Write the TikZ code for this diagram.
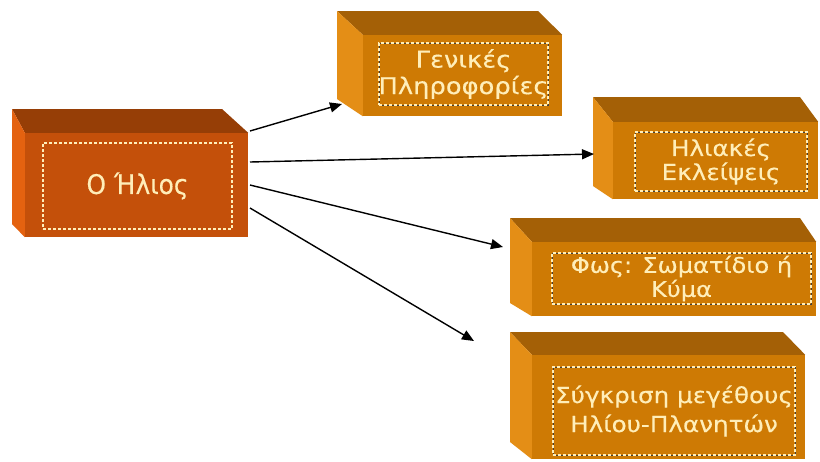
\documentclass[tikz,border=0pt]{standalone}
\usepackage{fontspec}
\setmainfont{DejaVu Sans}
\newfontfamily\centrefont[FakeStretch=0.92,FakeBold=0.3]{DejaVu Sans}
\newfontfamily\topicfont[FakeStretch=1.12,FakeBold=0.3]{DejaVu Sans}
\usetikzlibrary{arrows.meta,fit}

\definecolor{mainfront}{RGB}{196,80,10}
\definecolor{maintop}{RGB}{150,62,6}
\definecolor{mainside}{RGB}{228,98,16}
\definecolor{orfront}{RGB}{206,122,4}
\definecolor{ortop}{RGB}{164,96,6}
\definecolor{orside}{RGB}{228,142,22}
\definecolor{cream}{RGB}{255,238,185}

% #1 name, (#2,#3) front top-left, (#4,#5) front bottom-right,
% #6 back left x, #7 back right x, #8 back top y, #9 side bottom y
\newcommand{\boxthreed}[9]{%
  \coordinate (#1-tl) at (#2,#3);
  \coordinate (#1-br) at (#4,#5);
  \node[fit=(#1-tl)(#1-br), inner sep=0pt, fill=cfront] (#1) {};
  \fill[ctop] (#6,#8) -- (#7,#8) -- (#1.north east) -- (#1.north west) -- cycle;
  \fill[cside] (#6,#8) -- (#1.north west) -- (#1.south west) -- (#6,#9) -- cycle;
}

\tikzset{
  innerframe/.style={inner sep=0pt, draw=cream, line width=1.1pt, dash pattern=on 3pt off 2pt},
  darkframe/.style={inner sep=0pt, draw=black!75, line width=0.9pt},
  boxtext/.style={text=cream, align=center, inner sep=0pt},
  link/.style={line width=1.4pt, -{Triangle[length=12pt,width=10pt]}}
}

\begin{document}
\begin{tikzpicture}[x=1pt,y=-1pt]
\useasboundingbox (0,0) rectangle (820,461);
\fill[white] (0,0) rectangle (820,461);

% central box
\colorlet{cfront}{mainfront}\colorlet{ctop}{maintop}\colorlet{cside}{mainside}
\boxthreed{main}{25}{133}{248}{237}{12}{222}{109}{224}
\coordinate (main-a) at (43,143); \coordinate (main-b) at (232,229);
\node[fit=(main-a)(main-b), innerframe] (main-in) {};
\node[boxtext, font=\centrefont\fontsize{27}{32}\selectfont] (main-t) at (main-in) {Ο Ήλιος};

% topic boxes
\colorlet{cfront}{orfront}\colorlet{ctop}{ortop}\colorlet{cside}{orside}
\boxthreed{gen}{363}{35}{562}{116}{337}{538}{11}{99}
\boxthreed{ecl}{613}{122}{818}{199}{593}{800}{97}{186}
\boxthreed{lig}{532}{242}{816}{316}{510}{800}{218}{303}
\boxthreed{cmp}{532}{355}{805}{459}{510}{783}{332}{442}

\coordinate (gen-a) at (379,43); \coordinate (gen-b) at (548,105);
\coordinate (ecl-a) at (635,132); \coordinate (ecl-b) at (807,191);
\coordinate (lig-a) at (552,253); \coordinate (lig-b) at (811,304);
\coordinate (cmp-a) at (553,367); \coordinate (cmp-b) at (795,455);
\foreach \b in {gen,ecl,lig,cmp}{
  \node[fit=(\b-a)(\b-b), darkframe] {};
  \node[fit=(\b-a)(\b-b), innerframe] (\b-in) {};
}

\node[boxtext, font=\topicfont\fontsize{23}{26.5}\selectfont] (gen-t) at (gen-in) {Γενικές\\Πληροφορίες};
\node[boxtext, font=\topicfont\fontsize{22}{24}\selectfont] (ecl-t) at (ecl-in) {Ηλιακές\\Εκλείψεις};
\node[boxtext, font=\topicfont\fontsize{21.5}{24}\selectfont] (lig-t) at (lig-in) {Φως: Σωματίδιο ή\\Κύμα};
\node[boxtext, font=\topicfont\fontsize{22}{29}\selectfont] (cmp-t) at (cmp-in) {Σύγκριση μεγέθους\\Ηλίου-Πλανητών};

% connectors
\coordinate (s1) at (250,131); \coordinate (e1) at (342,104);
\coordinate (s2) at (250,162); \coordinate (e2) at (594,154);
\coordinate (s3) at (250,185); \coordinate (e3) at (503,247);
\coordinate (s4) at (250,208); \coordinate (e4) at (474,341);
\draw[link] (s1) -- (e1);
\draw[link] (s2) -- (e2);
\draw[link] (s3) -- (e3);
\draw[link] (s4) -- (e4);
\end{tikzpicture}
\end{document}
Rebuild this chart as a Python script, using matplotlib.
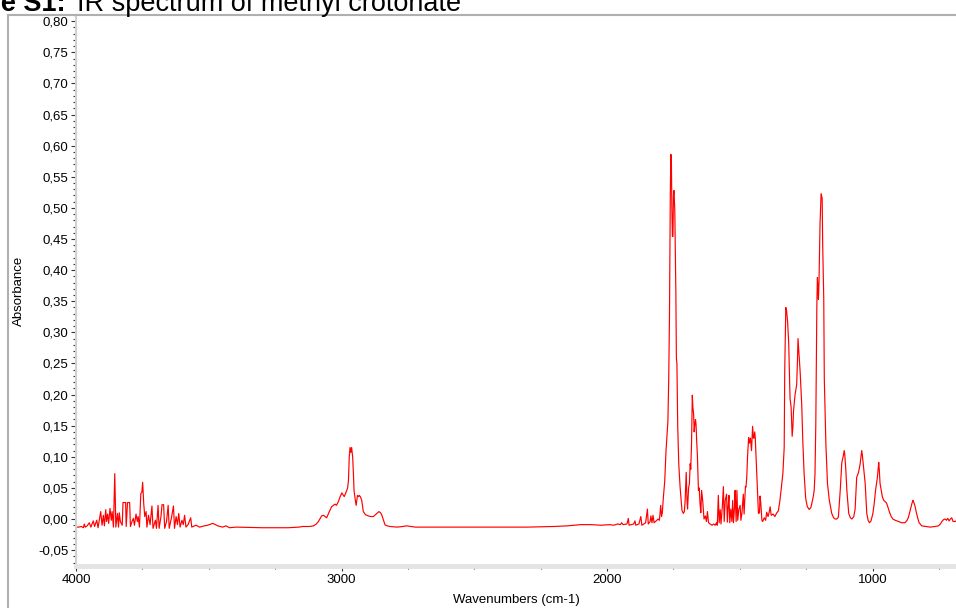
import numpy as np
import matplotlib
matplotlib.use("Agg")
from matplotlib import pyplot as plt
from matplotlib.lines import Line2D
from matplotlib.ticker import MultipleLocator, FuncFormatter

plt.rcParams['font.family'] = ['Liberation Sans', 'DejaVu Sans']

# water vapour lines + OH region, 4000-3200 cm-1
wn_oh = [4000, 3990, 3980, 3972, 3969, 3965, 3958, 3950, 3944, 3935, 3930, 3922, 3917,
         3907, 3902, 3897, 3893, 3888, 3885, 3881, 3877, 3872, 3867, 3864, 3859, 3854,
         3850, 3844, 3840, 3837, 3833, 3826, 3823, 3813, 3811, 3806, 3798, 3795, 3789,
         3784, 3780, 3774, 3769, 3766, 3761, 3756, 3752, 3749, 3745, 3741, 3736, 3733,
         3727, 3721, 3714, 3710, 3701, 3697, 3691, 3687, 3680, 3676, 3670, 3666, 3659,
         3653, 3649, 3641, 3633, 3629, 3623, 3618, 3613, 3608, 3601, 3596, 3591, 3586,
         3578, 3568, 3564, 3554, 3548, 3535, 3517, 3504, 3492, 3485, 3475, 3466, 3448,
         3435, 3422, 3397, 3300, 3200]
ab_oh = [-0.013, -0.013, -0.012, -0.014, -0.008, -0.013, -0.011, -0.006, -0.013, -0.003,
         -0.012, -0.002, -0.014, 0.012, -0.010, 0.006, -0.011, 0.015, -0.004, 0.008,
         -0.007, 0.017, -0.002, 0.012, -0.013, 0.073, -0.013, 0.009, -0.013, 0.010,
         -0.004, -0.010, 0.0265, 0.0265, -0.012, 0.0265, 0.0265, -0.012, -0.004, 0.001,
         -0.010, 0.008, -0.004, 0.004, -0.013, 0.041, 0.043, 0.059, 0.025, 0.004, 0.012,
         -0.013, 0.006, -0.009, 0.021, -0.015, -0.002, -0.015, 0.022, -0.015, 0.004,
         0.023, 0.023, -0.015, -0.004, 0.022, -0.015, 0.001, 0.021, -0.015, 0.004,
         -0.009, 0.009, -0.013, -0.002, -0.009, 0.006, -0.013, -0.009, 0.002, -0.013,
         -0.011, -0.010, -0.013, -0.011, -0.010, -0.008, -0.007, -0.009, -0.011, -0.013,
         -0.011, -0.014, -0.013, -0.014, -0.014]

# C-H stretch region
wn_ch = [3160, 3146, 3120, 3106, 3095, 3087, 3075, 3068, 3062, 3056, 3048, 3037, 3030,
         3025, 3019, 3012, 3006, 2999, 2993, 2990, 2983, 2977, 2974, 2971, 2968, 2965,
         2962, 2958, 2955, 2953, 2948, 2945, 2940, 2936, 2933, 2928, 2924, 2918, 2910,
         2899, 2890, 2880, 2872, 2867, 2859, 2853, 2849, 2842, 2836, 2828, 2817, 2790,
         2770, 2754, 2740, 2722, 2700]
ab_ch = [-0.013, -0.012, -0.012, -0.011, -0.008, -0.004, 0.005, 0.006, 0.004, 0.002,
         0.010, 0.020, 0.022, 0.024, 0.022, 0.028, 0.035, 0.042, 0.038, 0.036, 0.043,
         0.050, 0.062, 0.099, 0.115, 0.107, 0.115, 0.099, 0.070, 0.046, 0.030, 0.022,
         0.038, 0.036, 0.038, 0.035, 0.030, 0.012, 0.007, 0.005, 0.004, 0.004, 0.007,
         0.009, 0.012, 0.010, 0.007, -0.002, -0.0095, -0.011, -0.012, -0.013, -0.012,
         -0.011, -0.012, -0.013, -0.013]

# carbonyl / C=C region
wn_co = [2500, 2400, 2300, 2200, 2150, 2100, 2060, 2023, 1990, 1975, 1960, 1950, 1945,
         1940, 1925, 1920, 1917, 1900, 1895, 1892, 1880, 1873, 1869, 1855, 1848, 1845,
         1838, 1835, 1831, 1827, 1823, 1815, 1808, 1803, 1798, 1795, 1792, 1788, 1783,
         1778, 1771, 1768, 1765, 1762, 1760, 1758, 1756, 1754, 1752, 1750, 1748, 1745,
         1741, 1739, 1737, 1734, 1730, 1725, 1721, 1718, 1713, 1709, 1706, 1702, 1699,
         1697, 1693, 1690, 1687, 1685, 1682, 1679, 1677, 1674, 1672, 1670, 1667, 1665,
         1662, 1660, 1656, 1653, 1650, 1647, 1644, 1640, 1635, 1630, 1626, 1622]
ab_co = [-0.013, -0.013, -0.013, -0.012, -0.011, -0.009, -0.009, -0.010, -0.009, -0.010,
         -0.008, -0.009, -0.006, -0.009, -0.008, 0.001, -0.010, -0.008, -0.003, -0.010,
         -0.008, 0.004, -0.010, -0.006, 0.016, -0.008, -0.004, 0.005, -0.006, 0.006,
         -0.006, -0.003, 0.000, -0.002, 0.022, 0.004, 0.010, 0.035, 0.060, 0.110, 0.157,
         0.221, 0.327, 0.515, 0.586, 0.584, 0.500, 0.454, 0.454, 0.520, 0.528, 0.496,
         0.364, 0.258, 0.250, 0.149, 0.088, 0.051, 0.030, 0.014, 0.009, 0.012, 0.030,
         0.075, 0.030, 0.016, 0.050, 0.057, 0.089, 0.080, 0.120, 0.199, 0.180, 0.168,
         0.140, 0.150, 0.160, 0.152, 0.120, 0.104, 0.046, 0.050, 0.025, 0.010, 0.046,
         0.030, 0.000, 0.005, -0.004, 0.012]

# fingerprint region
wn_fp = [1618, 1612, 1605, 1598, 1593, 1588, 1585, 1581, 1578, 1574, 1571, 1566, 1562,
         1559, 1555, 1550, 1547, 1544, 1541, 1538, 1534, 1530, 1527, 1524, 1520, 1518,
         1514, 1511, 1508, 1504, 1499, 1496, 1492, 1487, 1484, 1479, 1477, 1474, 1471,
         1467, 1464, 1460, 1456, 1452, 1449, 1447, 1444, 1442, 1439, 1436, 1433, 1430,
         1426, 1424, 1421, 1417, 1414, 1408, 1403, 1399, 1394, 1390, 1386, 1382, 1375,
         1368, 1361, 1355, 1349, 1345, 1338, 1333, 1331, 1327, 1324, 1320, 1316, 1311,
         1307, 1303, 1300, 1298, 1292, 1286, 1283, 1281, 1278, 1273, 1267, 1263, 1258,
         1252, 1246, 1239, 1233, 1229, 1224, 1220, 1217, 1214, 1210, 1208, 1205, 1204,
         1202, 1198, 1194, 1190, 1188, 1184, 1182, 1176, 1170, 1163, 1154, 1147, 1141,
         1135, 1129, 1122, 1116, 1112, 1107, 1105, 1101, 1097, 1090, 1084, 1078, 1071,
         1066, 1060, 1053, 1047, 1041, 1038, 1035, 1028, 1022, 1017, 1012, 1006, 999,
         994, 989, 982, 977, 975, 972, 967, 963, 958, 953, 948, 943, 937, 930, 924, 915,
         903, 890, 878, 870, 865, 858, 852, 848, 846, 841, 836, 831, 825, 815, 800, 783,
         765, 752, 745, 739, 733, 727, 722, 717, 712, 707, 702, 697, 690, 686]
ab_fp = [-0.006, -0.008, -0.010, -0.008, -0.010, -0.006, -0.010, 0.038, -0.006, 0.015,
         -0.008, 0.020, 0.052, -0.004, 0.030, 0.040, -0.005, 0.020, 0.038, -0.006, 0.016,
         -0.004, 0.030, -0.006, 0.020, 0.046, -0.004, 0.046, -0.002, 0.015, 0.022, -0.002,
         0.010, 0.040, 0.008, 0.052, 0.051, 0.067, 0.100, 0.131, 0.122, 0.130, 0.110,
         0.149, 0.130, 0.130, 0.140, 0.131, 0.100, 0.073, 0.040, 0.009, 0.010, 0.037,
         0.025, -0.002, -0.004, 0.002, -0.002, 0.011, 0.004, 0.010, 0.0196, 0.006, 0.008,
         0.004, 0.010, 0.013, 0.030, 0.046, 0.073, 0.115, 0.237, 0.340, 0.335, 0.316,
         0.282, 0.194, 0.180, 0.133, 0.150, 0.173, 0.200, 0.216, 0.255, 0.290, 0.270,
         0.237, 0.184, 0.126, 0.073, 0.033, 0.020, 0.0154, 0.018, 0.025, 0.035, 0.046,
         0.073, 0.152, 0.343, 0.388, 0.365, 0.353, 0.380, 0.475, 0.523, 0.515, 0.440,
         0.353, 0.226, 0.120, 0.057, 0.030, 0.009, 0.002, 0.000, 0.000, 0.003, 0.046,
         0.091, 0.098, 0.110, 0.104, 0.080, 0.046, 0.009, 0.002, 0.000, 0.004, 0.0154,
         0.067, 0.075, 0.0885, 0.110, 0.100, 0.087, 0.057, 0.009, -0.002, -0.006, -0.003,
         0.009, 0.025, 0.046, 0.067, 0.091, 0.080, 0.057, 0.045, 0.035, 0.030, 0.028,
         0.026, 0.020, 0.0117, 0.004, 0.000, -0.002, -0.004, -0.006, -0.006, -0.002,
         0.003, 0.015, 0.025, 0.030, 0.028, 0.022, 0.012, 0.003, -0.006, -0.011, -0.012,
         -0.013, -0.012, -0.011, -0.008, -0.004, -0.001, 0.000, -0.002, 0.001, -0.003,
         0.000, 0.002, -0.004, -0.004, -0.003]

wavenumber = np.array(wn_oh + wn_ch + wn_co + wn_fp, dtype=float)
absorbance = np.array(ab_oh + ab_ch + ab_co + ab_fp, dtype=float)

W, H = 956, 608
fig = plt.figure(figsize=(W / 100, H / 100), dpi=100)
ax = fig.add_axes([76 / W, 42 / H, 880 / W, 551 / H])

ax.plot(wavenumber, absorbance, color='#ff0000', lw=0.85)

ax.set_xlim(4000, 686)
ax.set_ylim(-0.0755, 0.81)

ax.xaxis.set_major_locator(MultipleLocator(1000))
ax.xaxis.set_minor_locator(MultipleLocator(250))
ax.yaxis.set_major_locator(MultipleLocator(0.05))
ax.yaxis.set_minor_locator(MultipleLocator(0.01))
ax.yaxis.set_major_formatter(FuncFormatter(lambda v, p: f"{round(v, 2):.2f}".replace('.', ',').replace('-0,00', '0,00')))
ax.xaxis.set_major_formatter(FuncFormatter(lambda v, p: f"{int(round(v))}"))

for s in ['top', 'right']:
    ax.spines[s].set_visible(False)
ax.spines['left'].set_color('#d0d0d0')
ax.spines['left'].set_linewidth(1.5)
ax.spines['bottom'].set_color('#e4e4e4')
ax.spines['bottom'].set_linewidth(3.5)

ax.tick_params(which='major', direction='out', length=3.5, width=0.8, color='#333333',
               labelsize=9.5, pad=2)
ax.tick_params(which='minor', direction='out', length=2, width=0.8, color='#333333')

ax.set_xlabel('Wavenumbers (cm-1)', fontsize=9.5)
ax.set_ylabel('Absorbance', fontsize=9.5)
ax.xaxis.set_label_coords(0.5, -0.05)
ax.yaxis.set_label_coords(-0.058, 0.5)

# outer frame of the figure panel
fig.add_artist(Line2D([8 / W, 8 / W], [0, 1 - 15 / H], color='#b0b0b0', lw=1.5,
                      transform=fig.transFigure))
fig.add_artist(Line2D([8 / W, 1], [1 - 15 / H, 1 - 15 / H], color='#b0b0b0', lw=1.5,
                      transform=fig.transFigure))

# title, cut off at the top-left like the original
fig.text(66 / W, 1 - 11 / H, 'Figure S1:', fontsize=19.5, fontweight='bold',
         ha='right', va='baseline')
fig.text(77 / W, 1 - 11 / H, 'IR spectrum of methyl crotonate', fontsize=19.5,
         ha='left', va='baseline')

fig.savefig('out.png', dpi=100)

****************

• Short exercise
In the entries above, identify every line with the word "this". Copy those lines.

• Correct output
Write the TikZ code for this diagram.
Rebuild this chart as a Python script, using matplotlib.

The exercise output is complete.